Article Title

Chavittunātakam: Music-Drama in Kerala


Joly Puthussery


In lieu of an abstract, the first paragraph of the essay follows:

Following the arrival of Vasco Da Gama on the Malabar coast on 14 May 1498, the Portuguese missionaries who came to Kerala in South India in the sixteenth century not only brought Latin Christianity to a region that already had a long Christian tradition—according to local tradition dating back to the apostle Thomas1—but also were instrumental in introducing forms of religious drama found in their native country.
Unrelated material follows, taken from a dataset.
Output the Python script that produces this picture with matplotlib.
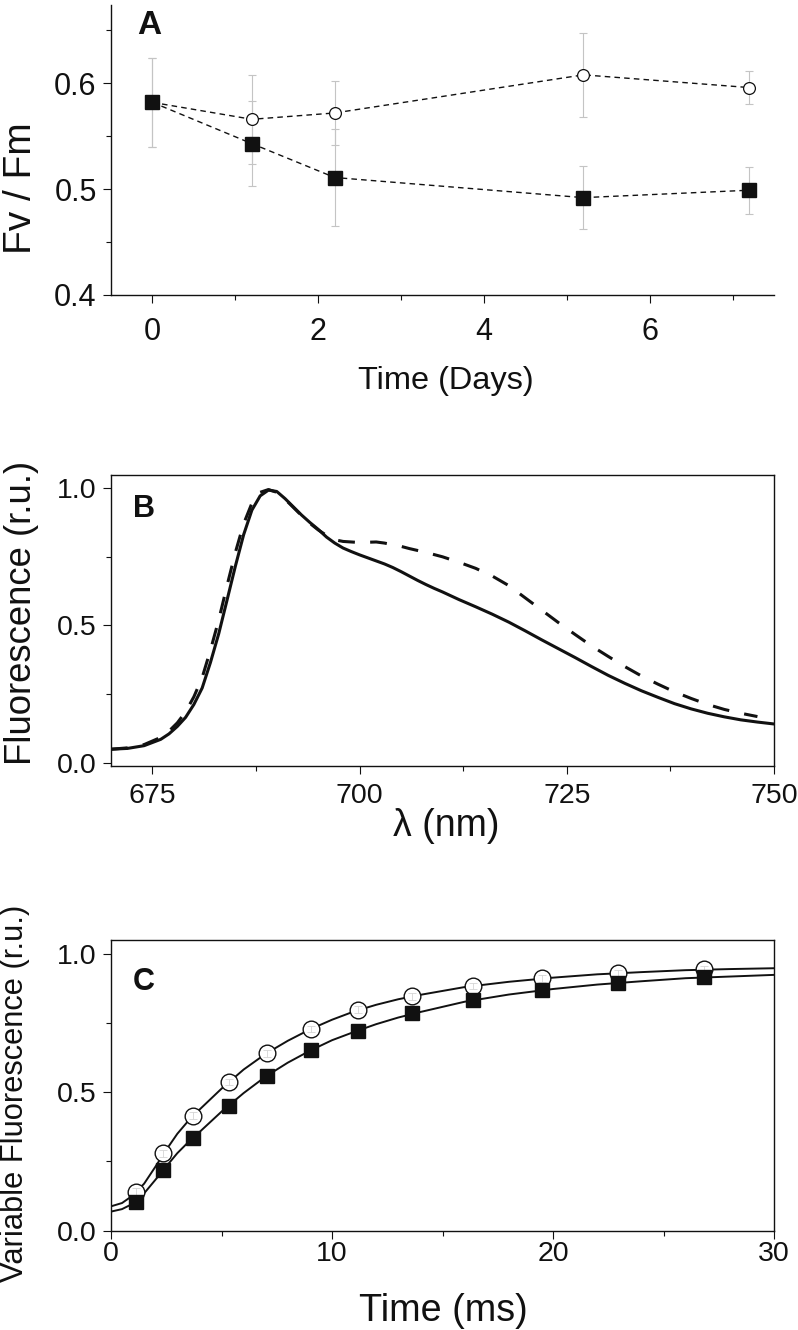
import numpy as np
import matplotlib
matplotlib.use("Agg")
import matplotlib.pyplot as plt
from matplotlib.ticker import MultipleLocator, FormatStrFormatter

W, H = 798, 1330
INK = "#111111"
ERR = "#c4c4c4"

plt.rcParams.update({"font.family": ["Liberation Sans", "DejaVu Sans"],
                     "text.color": INK, "axes.edgecolor": INK,
                     "xtick.color": INK, "ytick.color": INK})

# --- panel A: Fv/Fm over days
days = [0, 1.2, 2.2, 5.2, 7.2]
fvfm_open = [0.582, 0.566, 0.572, 0.608, 0.596]
fvfm_open_err = [0.042, 0.042, 0.030, 0.040, 0.016]
fvfm_fill = [0.582, 0.543, 0.511, 0.492, 0.499]
fvfm_fill_err = [0.042, 0.040, 0.046, 0.030, 0.022]

# --- panel B: emission spectra
wl_solid = [670, 672, 674, 676, 677, 678, 679, 680, 681, 682, 683, 684, 685, 686, 687,
            688, 689, 690, 691, 692, 693, 694, 695, 696, 697, 698, 699, 700, 701, 702,
            703, 704, 705, 706, 707, 708, 709, 710, 712, 714, 716, 718, 720, 722, 724,
            726, 728, 730, 732, 734, 736, 738, 740, 742, 744, 746, 748, 750]
fl_solid = [0.049, 0.052, 0.062, 0.085, 0.105, 0.132, 0.165, 0.212, 0.272, 0.365, 0.470,
            0.592, 0.715, 0.830, 0.920, 0.972, 0.993, 0.988, 0.962, 0.932, 0.902, 0.875,
            0.850, 0.822, 0.800, 0.782, 0.769, 0.757, 0.746, 0.735, 0.724, 0.711, 0.696,
            0.680, 0.664, 0.649, 0.635, 0.622, 0.594, 0.568, 0.541, 0.512, 0.480, 0.447,
            0.415, 0.383, 0.350, 0.318, 0.289, 0.262, 0.238, 0.215, 0.196, 0.180, 0.167,
            0.156, 0.148, 0.141]
wl_dash = [670, 672, 674, 676, 677, 678, 679, 680, 681, 682, 683, 684, 685, 686, 687, 688,
           689, 690, 691, 692, 693, 694, 695, 696, 697, 698, 699, 700, 701, 702, 703, 704,
           705, 706, 708, 710, 712, 714, 716, 718, 720, 722, 724, 726, 728, 730, 732, 734,
           736, 738, 740, 742, 744, 746, 748]
fl_dash = [0.049, 0.054, 0.066, 0.092, 0.115, 0.145, 0.185, 0.240, 0.310, 0.410, 0.520,
           0.645, 0.765, 0.870, 0.945, 0.985, 0.995, 0.985, 0.960, 0.930, 0.900, 0.872,
           0.848, 0.828, 0.812, 0.806, 0.804, 0.802, 0.803, 0.804, 0.800, 0.794, 0.788,
           0.780, 0.766, 0.750, 0.730, 0.708, 0.680, 0.645, 0.600, 0.555, 0.510, 0.467,
           0.425, 0.387, 0.350, 0.316, 0.286, 0.258, 0.234, 0.212, 0.194, 0.180, 0.168]

# --- panel C: variable fluorescence rise
t_pts = [1.13, 2.37, 3.70, 5.33, 7.04, 9.04, 11.19, 13.63, 16.39, 19.49, 22.93, 26.83]
vf_open = [0.141, 0.280, 0.415, 0.537, 0.641, 0.728, 0.798, 0.846, 0.884, 0.912, 0.930, 0.945]
vf_open_err = [0.012] * 12
vf_fill = [0.103, 0.219, 0.336, 0.451, 0.559, 0.651, 0.723, 0.788, 0.834, 0.870, 0.894, 0.916]
t_fit = [0, 0.5, 1.0, 1.5, 2.0, 2.5, 3.0, 3.5, 4.0, 5, 6, 7, 8, 9, 10, 11, 12, 13, 14,
         16, 18, 20, 22, 24, 26, 28, 30]
fit_open = [0.088, 0.100, 0.128, 0.170, 0.230, 0.292, 0.350, 0.397, 0.437, 0.513, 0.582,
            0.639, 0.686, 0.727, 0.762, 0.792, 0.816, 0.836, 0.852, 0.880, 0.899, 0.914,
            0.926, 0.934, 0.941, 0.945, 0.948]
fit_fill = [0.069, 0.078, 0.098, 0.135, 0.183, 0.232, 0.280, 0.320, 0.356, 0.430, 0.497,
            0.557, 0.607, 0.650, 0.688, 0.718, 0.746, 0.770, 0.790, 0.827, 0.853, 0.873,
            0.889, 0.901, 0.912, 0.918, 0.924]


def axes_px(fig, left, top, right, bottom):
    return fig.add_axes([left / W, 1 - bottom / H, (right - left) / W, (bottom - top) / H])


def ftext(fig, x, y, s, **kw):
    fig.text(x / W, 1 - y / H, s, ha="center", va="center", **kw)


def style(ax, labelsize, xpad, ypad=4.3):
    for s in ax.spines.values():
        s.set_linewidth(1.0)
    ax.tick_params(which="major", direction="out", length=6, width=0.8,
                   labelsize=labelsize, top=False, right=False)
    ax.tick_params(which="minor", direction="out", length=3.5, width=0.8,
                   top=False, right=False)
    ax.tick_params(axis="x", which="major", pad=xpad)
    ax.tick_params(axis="y", which="major", pad=ypad)


fig = plt.figure(figsize=(W / 100, H / 100), dpi=100)

# A
ax = axes_px(fig, 111, 5, 774, 295)
ax.errorbar(days, fvfm_open, yerr=fvfm_open_err, fmt="none", ecolor=ERR,
            elinewidth=0.8, capsize=3, capthick=0.8, zorder=1)
ax.errorbar(days, fvfm_fill, yerr=fvfm_fill_err, fmt="none", ecolor=ERR,
            elinewidth=0.8, capsize=3, capthick=0.8, zorder=1)
ax.plot(days, fvfm_open, color=INK, lw=1.0, ls="--", dashes=(4, 3), marker="o",
        ms=8.5, mfc="white", mec=INK, mew=0.9, zorder=3)
ax.plot(days, fvfm_fill, color=INK, lw=1.0, ls="--", dashes=(4, 3), marker="s",
        ms=10, mfc=INK, mec=INK, zorder=4)
ax.set_xlim(-0.5, 7.5)
ax.set_ylim(0.4, 0.674)
ax.xaxis.set_major_locator(MultipleLocator(2))
ax.xaxis.set_minor_locator(MultipleLocator(1))
ax.yaxis.set_major_locator(MultipleLocator(0.1))
ax.yaxis.set_minor_locator(MultipleLocator(0.05))
ax.yaxis.set_major_formatter(FormatStrFormatter("%.1f"))
ax.spines["top"].set_visible(False)
ax.spines["right"].set_visible(False)
style(ax, 22, 10)
ax.text(0.057, 0.931, "A", transform=ax.transAxes, ha="center", va="center",
        fontsize=24, fontweight="bold")
ftext(fig, 21, 188, "Fv / Fm", fontsize=28, rotation=90)
ftext(fig, 446, 381, "Time (Days)", fontsize=23.4)

# B
ax = axes_px(fig, 111, 475, 774, 765.7)
ax.plot(wl_solid, fl_solid, color=INK, lw=2.2, solid_capstyle="round", zorder=3)
ax.plot(wl_dash, fl_dash, color=INK, lw=2.2, ls="--", dashes=(5.5, 5), zorder=2)
ax.set_xlim(670, 750)
ax.set_ylim(-0.011, 1.048)
ax.xaxis.set_major_locator(MultipleLocator(25))
ax.xaxis.set_minor_locator(MultipleLocator(12.5))
ax.yaxis.set_major_locator(MultipleLocator(0.5))
ax.yaxis.set_minor_locator(MultipleLocator(0.25))
ax.yaxis.set_major_formatter(FormatStrFormatter("%.1f"))
style(ax, 20.5, 6.5)
ax.text(0.05, 0.883, "B", transform=ax.transAxes, ha="center", va="center",
        fontsize=22, fontweight="bold")
ftext(fig, 22, 613, "Fluorescence (r.u.)", fontsize=26.3, rotation=90)
ftext(fig, 446, 826, "λ (nm)", fontsize=27)

# C
ax = axes_px(fig, 111, 940, 774, 1230.7)
ax.plot(t_fit, fit_open, color=INK, lw=1.4, zorder=2)
ax.plot(t_fit, fit_fill, color=INK, lw=1.4, zorder=2)
ax.plot(t_pts, vf_open, ls="none", marker="o", ms=12, mfc="white", mec=INK,
        mew=1.0, zorder=3)
ax.errorbar(t_pts, vf_open, yerr=vf_open_err, fmt="none", ecolor="#d4d4d4",
            elinewidth=0.6, capsize=3, capthick=0.6, zorder=3.5)
ax.plot(t_pts, vf_fill, ls="none", marker="s", ms=10.5, mfc=INK, mec=INK, zorder=4)
ax.set_xlim(0, 30)
ax.set_ylim(0, 1.05)
ax.xaxis.set_major_locator(MultipleLocator(10))
ax.xaxis.set_minor_locator(MultipleLocator(5))
ax.yaxis.set_major_locator(MultipleLocator(0.5))
ax.yaxis.set_minor_locator(MultipleLocator(0.25))
ax.yaxis.set_major_formatter(FormatStrFormatter("%.1f"))
style(ax, 20.5, 1.5)
ax.text(0.049, 0.856, "C", transform=ax.transAxes, ha="center", va="center",
        fontsize=22, fontweight="bold")
ftext(fig, 15, 1093, "Variable Fluorescence (r.u.)", fontsize=22.2, rotation=90)
ftext(fig, 443, 1311, "Time (ms)", fontsize=27.2)

fig.savefig("out.png", dpi=100, facecolor="white")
These forms in part grew out of the missionaries’ perception that South Indian Christianity differed from their own allegedly more orthodox religion, and were related to their program for establishing customs that would ensure the exclusiveness of their brand of Latin Christianity. However, the dramas were not transplanted in their pure European form, but instead in a region famous for Kathakai dance dramas they merged with local performance modes.2


1 Mar Gabriel, The Antiquity of Syrian Christians and Historical Events Relating to Them (1705), as cited in J. C. Visscher, Letters from Malabar (Madras: Gantz, 1862), 105; Susan Visvanathan, The Christians of Kerala (Madras: Oxford University Press, 1993), 170–73; and, for a brief survey, see Joly Puthussery, “Chavittunātakam: A Music Drama of Kerala Christians,” The Early Drama, Art, and Music Review 19 (Spring 1997): 93–94.

2 Other theories of origin ascribe Chavittunātakam to native traditions or Tamil theater. The first of these theories relies mainly on Antonio de Goeva’s Jornada de Arcebispo de Goa, Dom Aleixo de Menezes (Coimbra, 1606), 128, concerning the performance traditions of the native Christians of Kerala; see also Sabeena Raphy, Caviunātakam (Kottayam: SPCS, 1964), passim; C. J. Thomas, Uyarunna Yavanika (Kottayam: SPCS, 1964), 22; and T. M. Chummar, Padya Sahitya Carithram (Kottayam: NBS, 1960), 135–38. The origin in Tamil folk theater (Terukkūttu) is argued by Chummar Choondal, Christian Folklore (Trichur: Kera Folklore Academy, 1988), 77.